25.4.20

Também eu não sabia muitas coisas

Como todas as crianças, também eu não sabia muitas coisas. Porém, olhando para trás, o que me complicou mais do que o necessário foi ter perdido o hábito de perguntar. Tenho muito nítida a memória do embaraço de minha mãe durante a conversa típica sobre Deus — mas se Deus é o criador de tudo, então quem é o criador de Deus? — e, por timidez, a partir daí não perguntei mais, me ocupando sozinho com a formulação de hipóteses, naturalmente as mais absurdas. Deve ter sido essa a causa de, por muito tempo no começo de minha vida, eu não saber que o dia do aniversário não era um dia escolhido arbitrariamente pelos pais, mas o dia fatídico do nascimento. Então durante muito tempo o dia do aniversário dos outros foi para mim um grande mistério: por que comemorar o aniversário nesse dia e não em qualquer outro? O que leva um pai a escolher determinado dia, dentre tantos? Que tarefa desafiadora devia ser escolher o dia do aniversário de um filho.
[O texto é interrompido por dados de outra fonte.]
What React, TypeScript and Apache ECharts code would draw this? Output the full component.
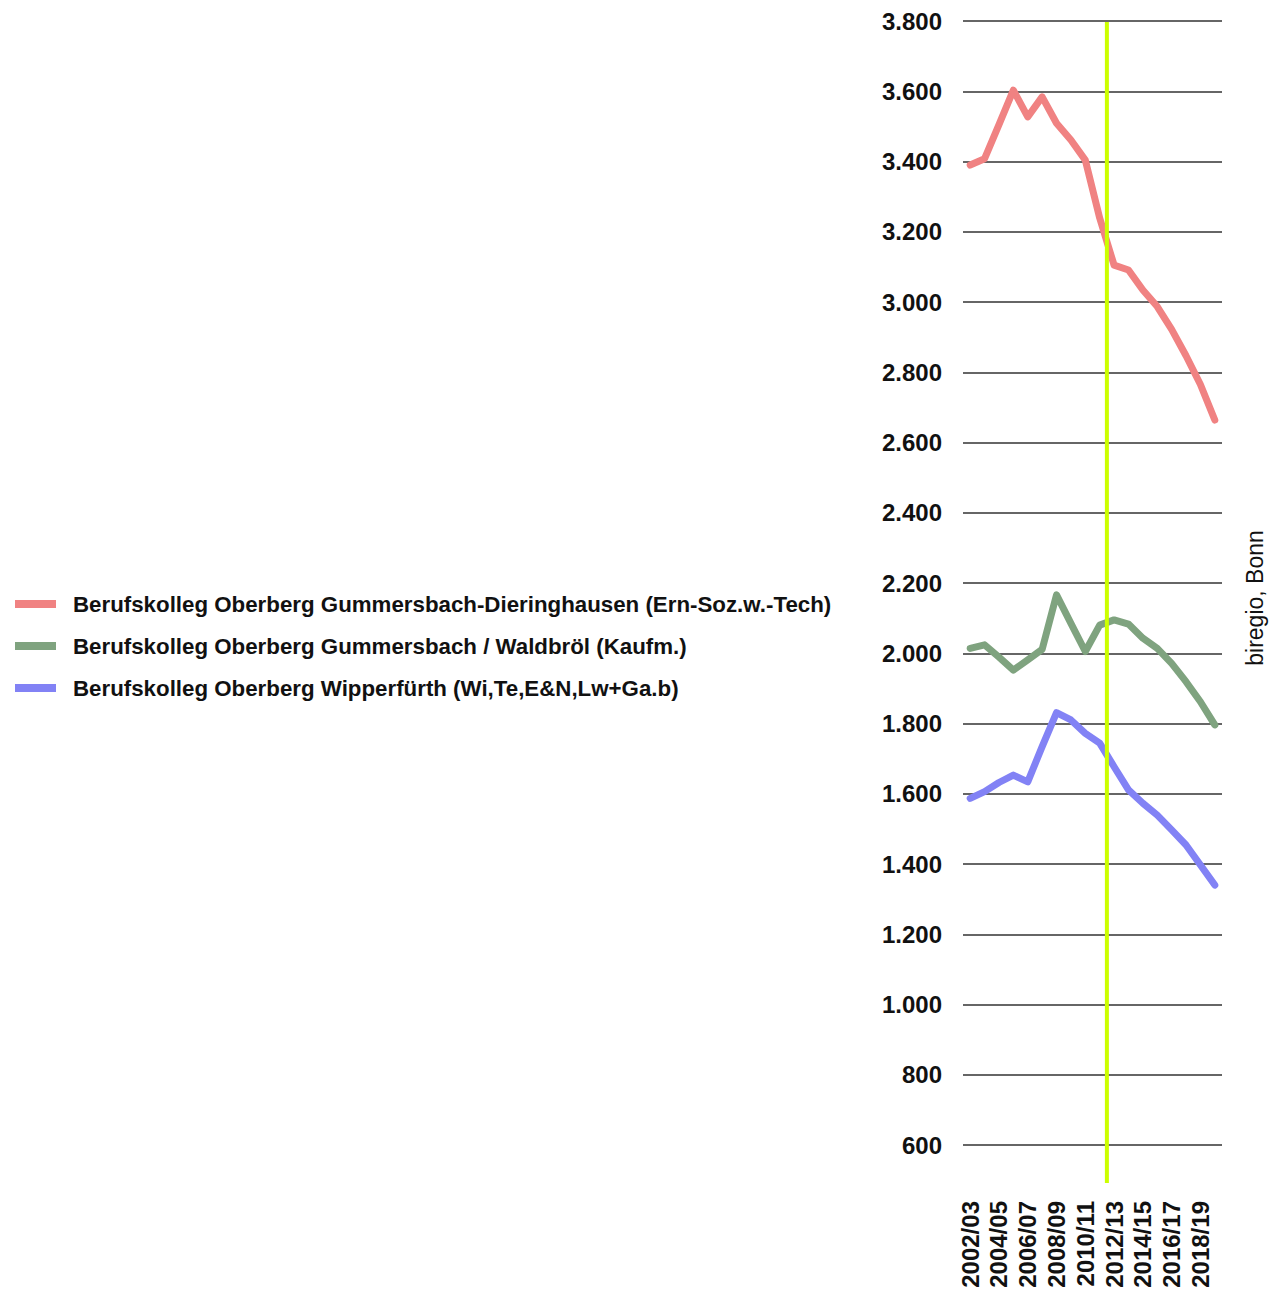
import React, { useEffect, useRef } from "react";
import * as echarts from "echarts";

const categories = [
  "2002/03", "2003/04", "2004/05", "2005/06", "2006/07", "2007/08", "2008/09", "2009/10", "2010/11",
  "2011/12", "2012/13", "2013/14", "2014/15", "2015/16", "2016/17", "2017/18", "2018/19", "2019/20",
];

const seriesNames = [
  "Berufskolleg Oberberg Gummersbach-Dieringhausen (Ern-Soz.w.-Tech)",
  "Berufskolleg Oberberg Gummersbach / Waldbröl (Kaufm.)",
  "Berufskolleg Oberberg Wipperfürth (Wi,Te,E&N,Lw+Ga.b)",
];

const dieringhausen = [3390, 3408, 3505, 3603, 3527, 3584, 3509, 3461, 3404, 3239, 3105, 3091, 3034, 2987, 2922, 2847, 2765, 2664];
const waldbroel = [2014, 2024, 1989, 1952, 1981, 2011, 2166, 2085, 2005, 2080, 2095, 2083, 2043, 2014, 1971, 1919, 1862, 1796];
const wipperfuerth = [1587, 1606, 1632, 1653, 1634, 1734, 1831, 1810, 1772, 1744, 1677, 1611, 1573, 1539, 1497, 1454, 1397, 1340];

const colors = ["#F08282", "#7FA37F", "#8282F5"];

// boundary position of the marker (between 2011/12 and 2012/13), in category-band units
const markerPosition = 10;

const sourceText = "biregio, Bonn";

const fontFamily = "'Liberation Sans', Arial, sans-serif";

export default function App() {
  const ref = useRef<HTMLDivElement>(null);

  useEffect(() => {
    document.body.style.margin = "0";
    if (!ref.current) return;
    const chart = echarts.init(ref.current, null, { renderer: "svg" });
    const allSeries = [dieringhausen, waldbroel, wipperfuerth];

    chart.setOption({
      animation: false,
      backgroundColor: "#ffffff",
      textStyle: { fontFamily },
      grid: [
        { left: 963, right: 56, top: 21, bottom: 148 },
        { left: 963, right: 56, top: 22, bottom: 110 },
      ],
      legend: {
        orient: "vertical",
        left: 15,
        top: 593,
        padding: 0,
        itemWidth: 41,
        itemHeight: 8,
        itemGap: 20,
        icon: "rect",
        data: seriesNames,
        textStyle: {
          fontFamily,
          fontSize: 22.3,
          fontWeight: "bold",
          color: "#111",
          padding: [0, 0, 0, 12],
          lineHeight: 22,
        },
      },
      xAxis: [
        {
          type: "category",
          gridIndex: 0,
          data: categories,
          boundaryGap: true,
          axisLine: { show: false },
          axisTick: { show: false },
          axisLabel: {
            rotate: 90,
            interval: 1,
            margin: 56,
            fontFamily,
            fontSize: 24,
            fontWeight: "bold",
            color: "#111",
          },
        },
        {
          type: "value",
          gridIndex: 1,
          min: 0,
          max: categories.length,
          show: false,
        },
      ],
      yAxis: [
        {
          type: "value",
          gridIndex: 0,
          min: 600,
          max: 3800,
          interval: 200,
          axisLine: { show: false },
          axisTick: { show: false },
          splitLine: { lineStyle: { color: "#666", width: 2 } },
          axisLabel: {
            margin: 21,
            fontFamily,
            fontSize: 24,
            fontWeight: "bold",
            color: "#111",
            formatter: (v: number) => v.toLocaleString("de-DE"),
          },
        },
        { type: "value", gridIndex: 1, min: 0, max: 1, show: false },
      ],
      series: [
        ...seriesNames.map((name, i) => ({
          name,
          type: "line",
          xAxisIndex: 0,
          yAxisIndex: 0,
          data: allSeries[i],
          symbol: "none",
          color: colors[i],
          lineStyle: { color: colors[i], width: 7, cap: "round", join: "round" },
          z: 3,
        })),
        {
          name: "marker",
          type: "line",
          xAxisIndex: 1,
          yAxisIndex: 1,
          data: [
            [markerPosition, 0],
            [markerPosition, 1],
          ],
          symbol: "none",
          lineStyle: { color: "#CCFF00", width: 4 },
          z: 4,
        },
      ],
      graphic: [
        {
          type: "text",
          x: 1255,
          y: 598,
          rotation: Math.PI / 2,
          style: {
            text: sourceText,
            fontFamily,
            fontSize: 23,
            fill: "#111",
            align: "center",
            verticalAlign: "middle",
          },
        },
      ],
    });
    return () => chart.dispose();
  }, []);

  return <div ref={ref} style={{ width: 1278, height: 1293 }} />;
}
Ainda mais uma escolha assim tão definitiva, já que era comemorado no mesmo dia todos os anos. Do aniversário dos outros era natural que eu passasse ao meu próprio aniversário, que se dava numa data bem pouco significativa, longe de todos os grandes dias cívicos e religiosos do ano. A suspeita foi de que talvez meus pais não gostassem tanto assim de mim para escolherem um dia que fosse importante para outras muitas pessoas, como deviam ser importantes os filhos que faziam aniversário junto a feriados nacionais. E fui remoendo essa mágoa de meus pais até que um dia, já não lembro como, descobri. Então o dia do aniversário era apenas outro nome para o dia do nascimento? Então o que as pessoas comemoram no dia do aniversário é na verdade o dia em que nasceram? Coisa espantosa. Tudo passou então a fazer mais e menos sentido. Fazia todo sentido que não fosse assim uma escolha arbitrária dos pais. Mas comemorar o próprio nascimento? Ainda não conhecia Jó, mas então já me pareceu muito esquisito.